EXERCISE REQUIREMENTS: Can you copy out the data exactly? Leave the images out.

A run of records:
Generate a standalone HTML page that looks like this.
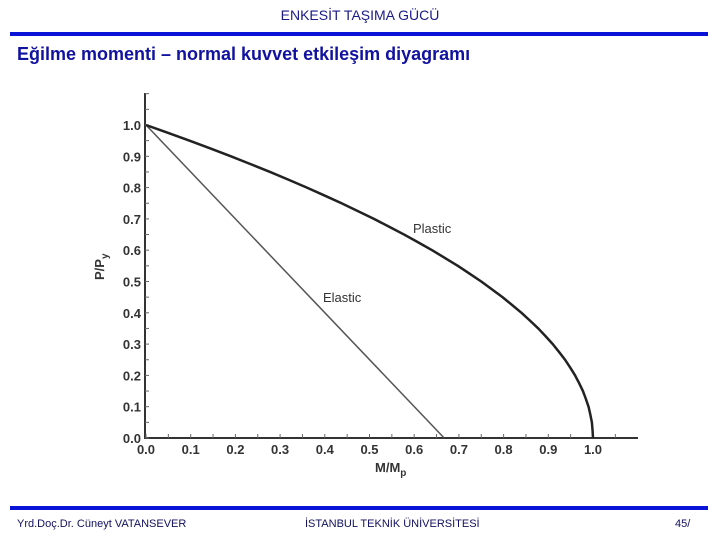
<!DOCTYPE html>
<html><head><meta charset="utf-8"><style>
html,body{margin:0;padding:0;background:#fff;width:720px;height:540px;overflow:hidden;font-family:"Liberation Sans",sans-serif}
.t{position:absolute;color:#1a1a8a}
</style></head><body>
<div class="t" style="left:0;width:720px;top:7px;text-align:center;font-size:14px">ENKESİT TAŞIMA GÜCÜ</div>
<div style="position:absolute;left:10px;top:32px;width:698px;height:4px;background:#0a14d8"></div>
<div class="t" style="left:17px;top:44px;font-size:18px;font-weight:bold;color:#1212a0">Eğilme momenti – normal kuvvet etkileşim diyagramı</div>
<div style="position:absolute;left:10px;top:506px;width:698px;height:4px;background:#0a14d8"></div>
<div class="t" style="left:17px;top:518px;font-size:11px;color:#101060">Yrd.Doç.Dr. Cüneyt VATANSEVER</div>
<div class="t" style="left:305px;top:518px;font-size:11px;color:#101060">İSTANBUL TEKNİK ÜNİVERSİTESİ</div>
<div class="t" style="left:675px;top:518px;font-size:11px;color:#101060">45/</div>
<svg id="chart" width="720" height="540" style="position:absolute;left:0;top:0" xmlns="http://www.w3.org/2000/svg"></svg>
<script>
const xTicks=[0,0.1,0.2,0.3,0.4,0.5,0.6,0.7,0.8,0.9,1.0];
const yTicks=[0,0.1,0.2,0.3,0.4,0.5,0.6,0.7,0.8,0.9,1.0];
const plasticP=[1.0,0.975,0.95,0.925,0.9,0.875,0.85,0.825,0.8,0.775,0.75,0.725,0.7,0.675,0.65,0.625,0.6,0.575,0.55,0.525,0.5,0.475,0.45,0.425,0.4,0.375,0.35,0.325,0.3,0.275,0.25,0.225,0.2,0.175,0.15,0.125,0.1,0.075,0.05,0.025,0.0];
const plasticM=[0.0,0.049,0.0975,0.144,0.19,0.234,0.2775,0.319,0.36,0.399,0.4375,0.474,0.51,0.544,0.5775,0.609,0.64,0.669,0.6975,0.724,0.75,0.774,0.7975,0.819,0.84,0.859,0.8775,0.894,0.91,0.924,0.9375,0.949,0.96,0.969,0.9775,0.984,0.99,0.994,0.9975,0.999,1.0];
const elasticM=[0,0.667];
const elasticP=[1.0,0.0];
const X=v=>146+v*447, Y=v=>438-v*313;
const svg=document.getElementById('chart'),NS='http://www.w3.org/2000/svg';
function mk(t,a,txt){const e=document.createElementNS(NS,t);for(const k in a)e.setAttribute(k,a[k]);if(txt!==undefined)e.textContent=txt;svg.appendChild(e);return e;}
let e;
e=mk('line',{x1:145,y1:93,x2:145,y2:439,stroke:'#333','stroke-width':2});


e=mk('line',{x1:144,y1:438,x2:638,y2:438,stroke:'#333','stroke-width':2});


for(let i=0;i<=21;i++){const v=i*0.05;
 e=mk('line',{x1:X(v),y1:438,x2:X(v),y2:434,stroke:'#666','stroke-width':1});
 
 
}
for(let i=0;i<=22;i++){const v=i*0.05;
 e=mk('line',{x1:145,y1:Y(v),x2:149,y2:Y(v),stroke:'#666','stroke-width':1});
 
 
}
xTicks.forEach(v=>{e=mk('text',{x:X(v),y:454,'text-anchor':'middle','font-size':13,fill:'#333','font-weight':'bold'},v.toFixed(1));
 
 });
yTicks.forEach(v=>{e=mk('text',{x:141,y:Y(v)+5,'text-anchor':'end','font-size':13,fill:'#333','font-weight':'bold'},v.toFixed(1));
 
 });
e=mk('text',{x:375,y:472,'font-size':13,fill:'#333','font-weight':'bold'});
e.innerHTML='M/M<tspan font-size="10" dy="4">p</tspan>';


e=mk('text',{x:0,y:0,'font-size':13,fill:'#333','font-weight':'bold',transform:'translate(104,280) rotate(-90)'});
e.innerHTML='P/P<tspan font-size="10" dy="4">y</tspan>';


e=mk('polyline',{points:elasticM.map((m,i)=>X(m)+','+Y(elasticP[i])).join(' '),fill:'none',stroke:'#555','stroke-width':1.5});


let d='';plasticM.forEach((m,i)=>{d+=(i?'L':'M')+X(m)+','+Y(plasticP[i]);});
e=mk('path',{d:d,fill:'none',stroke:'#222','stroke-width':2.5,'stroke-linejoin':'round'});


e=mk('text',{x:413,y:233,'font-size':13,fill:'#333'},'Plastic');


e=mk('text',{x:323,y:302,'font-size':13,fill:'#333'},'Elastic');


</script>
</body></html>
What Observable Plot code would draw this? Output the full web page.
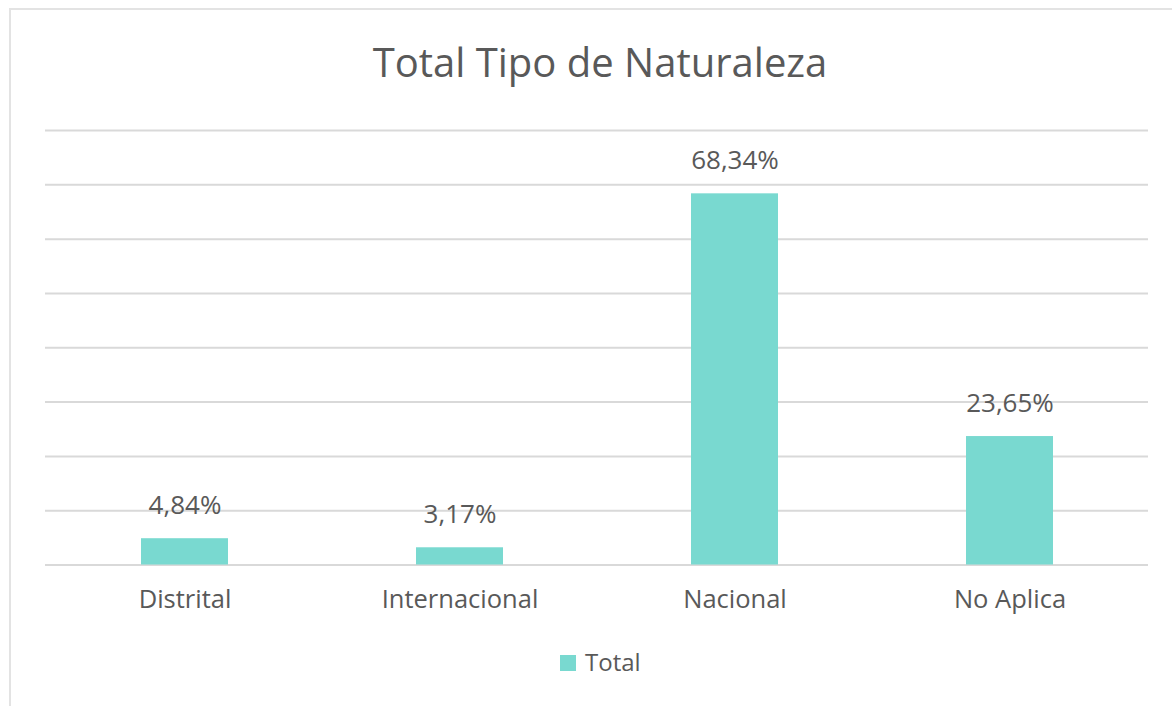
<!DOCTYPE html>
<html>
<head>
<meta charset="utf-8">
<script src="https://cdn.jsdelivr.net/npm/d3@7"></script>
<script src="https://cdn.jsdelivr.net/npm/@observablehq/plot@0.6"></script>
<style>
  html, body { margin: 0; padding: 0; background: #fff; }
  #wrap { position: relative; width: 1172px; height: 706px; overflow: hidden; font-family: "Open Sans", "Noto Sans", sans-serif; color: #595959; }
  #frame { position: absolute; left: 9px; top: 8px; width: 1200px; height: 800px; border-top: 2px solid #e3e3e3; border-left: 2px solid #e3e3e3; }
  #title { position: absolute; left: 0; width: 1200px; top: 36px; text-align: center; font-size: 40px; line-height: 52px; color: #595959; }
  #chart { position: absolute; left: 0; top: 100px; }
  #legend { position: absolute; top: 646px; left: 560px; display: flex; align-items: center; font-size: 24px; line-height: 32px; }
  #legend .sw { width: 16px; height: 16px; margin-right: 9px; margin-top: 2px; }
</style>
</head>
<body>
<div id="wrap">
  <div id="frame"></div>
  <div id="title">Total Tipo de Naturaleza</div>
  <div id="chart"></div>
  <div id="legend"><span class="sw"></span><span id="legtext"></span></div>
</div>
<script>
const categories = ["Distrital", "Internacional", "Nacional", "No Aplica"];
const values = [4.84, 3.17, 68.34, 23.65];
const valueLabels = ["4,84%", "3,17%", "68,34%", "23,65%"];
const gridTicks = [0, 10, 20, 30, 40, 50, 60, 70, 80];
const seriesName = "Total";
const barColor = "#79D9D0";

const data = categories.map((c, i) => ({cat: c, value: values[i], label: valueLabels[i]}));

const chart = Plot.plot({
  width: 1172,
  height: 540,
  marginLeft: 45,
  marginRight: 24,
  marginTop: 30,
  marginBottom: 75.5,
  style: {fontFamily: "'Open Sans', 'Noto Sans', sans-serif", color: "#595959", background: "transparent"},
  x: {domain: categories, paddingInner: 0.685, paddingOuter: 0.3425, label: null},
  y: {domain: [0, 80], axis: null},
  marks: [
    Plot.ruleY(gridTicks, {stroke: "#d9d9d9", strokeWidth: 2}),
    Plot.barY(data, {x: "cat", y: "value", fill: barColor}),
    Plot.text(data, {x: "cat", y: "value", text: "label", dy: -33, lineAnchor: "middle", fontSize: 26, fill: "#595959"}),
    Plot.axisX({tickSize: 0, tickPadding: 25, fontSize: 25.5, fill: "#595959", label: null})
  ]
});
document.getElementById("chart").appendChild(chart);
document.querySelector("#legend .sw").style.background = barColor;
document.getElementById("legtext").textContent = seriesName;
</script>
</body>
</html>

CORRECT RESULT:
Generate a standalone HTML page that looks like this.
<!DOCTYPE html>
<html><head><meta charset="utf-8"><style>
html,body{margin:0;padding:0;background:#fff;width:720px;height:540px;overflow:hidden;font-family:"Liberation Sans",sans-serif}
.t{position:absolute;color:#1a1a8a}
</style></head><body>
<div class="t" style="left:0;width:720px;top:7px;text-align:center;font-size:14px">ENKESİT TAŞIMA GÜCÜ</div>
<div style="position:absolute;left:10px;top:32px;width:698px;height:4px;background:#0a14d8"></div>
<div class="t" style="left:17px;top:44px;font-size:18px;font-weight:bold;color:#1212a0">Eğilme momenti – normal kuvvet etkileşim diyagramı</div>
<div style="position:absolute;left:10px;top:506px;width:698px;height:4px;background:#0a14d8"></div>
<div class="t" style="left:17px;top:518px;font-size:11px;color:#101060">Yrd.Doç.Dr. Cüneyt VATANSEVER</div>
<div class="t" style="left:305px;top:518px;font-size:11px;color:#101060">İSTANBUL TEKNİK ÜNİVERSİTESİ</div>
<div class="t" style="left:675px;top:518px;font-size:11px;color:#101060">45/</div>
<svg id="chart" width="720" height="540" style="position:absolute;left:0;top:0" xmlns="http://www.w3.org/2000/svg"></svg>
<script>
const xTicks=[0,0.1,0.2,0.3,0.4,0.5,0.6,0.7,0.8,0.9,1.0];
const yTicks=[0,0.1,0.2,0.3,0.4,0.5,0.6,0.7,0.8,0.9,1.0];
const plasticP=[1.0,0.975,0.95,0.925,0.9,0.875,0.85,0.825,0.8,0.775,0.75,0.725,0.7,0.675,0.65,0.625,0.6,0.575,0.55,0.525,0.5,0.475,0.45,0.425,0.4,0.375,0.35,0.325,0.3,0.275,0.25,0.225,0.2,0.175,0.15,0.125,0.1,0.075,0.05,0.025,0.0];
const plasticM=[0.0,0.049,0.0975,0.144,0.19,0.234,0.2775,0.319,0.36,0.399,0.4375,0.474,0.51,0.544,0.5775,0.609,0.64,0.669,0.6975,0.724,0.75,0.774,0.7975,0.819,0.84,0.859,0.8775,0.894,0.91,0.924,0.9375,0.949,0.96,0.969,0.9775,0.984,0.99,0.994,0.9975,0.999,1.0];
const elasticM=[0,0.667];
const elasticP=[1.0,0.0];
const X=v=>146+v*447, Y=v=>438-v*313;
const svg=document.getElementById('chart'),NS='http://www.w3.org/2000/svg';
function mk(t,a,txt){const e=document.createElementNS(NS,t);for(const k in a)e.setAttribute(k,a[k]);if(txt!==undefined)e.textContent=txt;svg.appendChild(e);return e;}
let e;
e=mk('line',{x1:145,y1:93,x2:145,y2:439,stroke:'#333','stroke-width':2});


e=mk('line',{x1:144,y1:438,x2:638,y2:438,stroke:'#333','stroke-width':2});


for(let i=0;i<=21;i++){const v=i*0.05;
 e=mk('line',{x1:X(v),y1:438,x2:X(v),y2:434,stroke:'#666','stroke-width':1});
 
 
}
for(let i=0;i<=22;i++){const v=i*0.05;
 e=mk('line',{x1:145,y1:Y(v),x2:149,y2:Y(v),stroke:'#666','stroke-width':1});
 
 
}
xTicks.forEach(v=>{e=mk('text',{x:X(v),y:454,'text-anchor':'middle','font-size':13,fill:'#333','font-weight':'bold'},v.toFixed(1));
 
 });
yTicks.forEach(v=>{e=mk('text',{x:141,y:Y(v)+5,'text-anchor':'end','font-size':13,fill:'#333','font-weight':'bold'},v.toFixed(1));
 
 });
e=mk('text',{x:375,y:472,'font-size':13,fill:'#333','font-weight':'bold'});
e.innerHTML='M/M<tspan font-size="10" dy="4">p</tspan>';


e=mk('text',{x:0,y:0,'font-size':13,fill:'#333','font-weight':'bold',transform:'translate(104,280) rotate(-90)'});
e.innerHTML='P/P<tspan font-size="10" dy="4">y</tspan>';


e=mk('polyline',{points:elasticM.map((m,i)=>X(m)+','+Y(elasticP[i])).join(' '),fill:'none',stroke:'#555','stroke-width':1.5});


let d='';plasticM.forEach((m,i)=>{d+=(i?'L':'M')+X(m)+','+Y(plasticP[i]);});
e=mk('path',{d:d,fill:'none',stroke:'#222','stroke-width':2.5,'stroke-linejoin':'round'});


e=mk('text',{x:413,y:233,'font-size':13,fill:'#333'},'Plastic');


e=mk('text',{x:323,y:302,'font-size':13,fill:'#333'},'Elastic');


</script>
</body></html>
What Observable Plot code would draw this? Output the full web page.
<!DOCTYPE html>
<html>
<head>
<meta charset="utf-8">
<script src="https://cdn.jsdelivr.net/npm/d3@7"></script>
<script src="https://cdn.jsdelivr.net/npm/@observablehq/plot@0.6"></script>
<style>
  html, body { margin: 0; padding: 0; background: #fff; }
  #wrap { position: relative; width: 1172px; height: 706px; overflow: hidden; font-family: "Open Sans", "Noto Sans", sans-serif; color: #595959; }
  #frame { position: absolute; left: 9px; top: 8px; width: 1200px; height: 800px; border-top: 2px solid #e3e3e3; border-left: 2px solid #e3e3e3; }
  #title { position: absolute; left: 0; width: 1200px; top: 36px; text-align: center; font-size: 40px; line-height: 52px; color: #595959; }
  #chart { position: absolute; left: 0; top: 100px; }
  #legend { position: absolute; top: 646px; left: 560px; display: flex; align-items: center; font-size: 24px; line-height: 32px; }
  #legend .sw { width: 16px; height: 16px; margin-right: 9px; margin-top: 2px; }
</style>
</head>
<body>
<div id="wrap">
  <div id="frame"></div>
  <div id="title">Total Tipo de Naturaleza</div>
  <div id="chart"></div>
  <div id="legend"><span class="sw"></span><span id="legtext"></span></div>
</div>
<script>
const categories = ["Distrital", "Internacional", "Nacional", "No Aplica"];
const values = [4.84, 3.17, 68.34, 23.65];
const valueLabels = ["4,84%", "3,17%", "68,34%", "23,65%"];
const gridTicks = [0, 10, 20, 30, 40, 50, 60, 70, 80];
const seriesName = "Total";
const barColor = "#79D9D0";

const data = categories.map((c, i) => ({cat: c, value: values[i], label: valueLabels[i]}));

const chart = Plot.plot({
  width: 1172,
  height: 540,
  marginLeft: 45,
  marginRight: 24,
  marginTop: 30,
  marginBottom: 75.5,
  style: {fontFamily: "'Open Sans', 'Noto Sans', sans-serif", color: "#595959", background: "transparent"},
  x: {domain: categories, paddingInner: 0.685, paddingOuter: 0.3425, label: null},
  y: {domain: [0, 80], axis: null},
  marks: [
    Plot.ruleY(gridTicks, {stroke: "#d9d9d9", strokeWidth: 2}),
    Plot.barY(data, {x: "cat", y: "value", fill: barColor}),
    Plot.text(data, {x: "cat", y: "value", text: "label", dy: -33, lineAnchor: "middle", fontSize: 26, fill: "#595959"}),
    Plot.axisX({tickSize: 0, tickPadding: 25, fontSize: 25.5, fill: "#595959", label: null})
  ]
});
document.getElementById("chart").appendChild(chart);
document.querySelector("#legend .sw").style.background = barColor;
document.getElementById("legtext").textContent = seriesName;
</script>
</body>
</html>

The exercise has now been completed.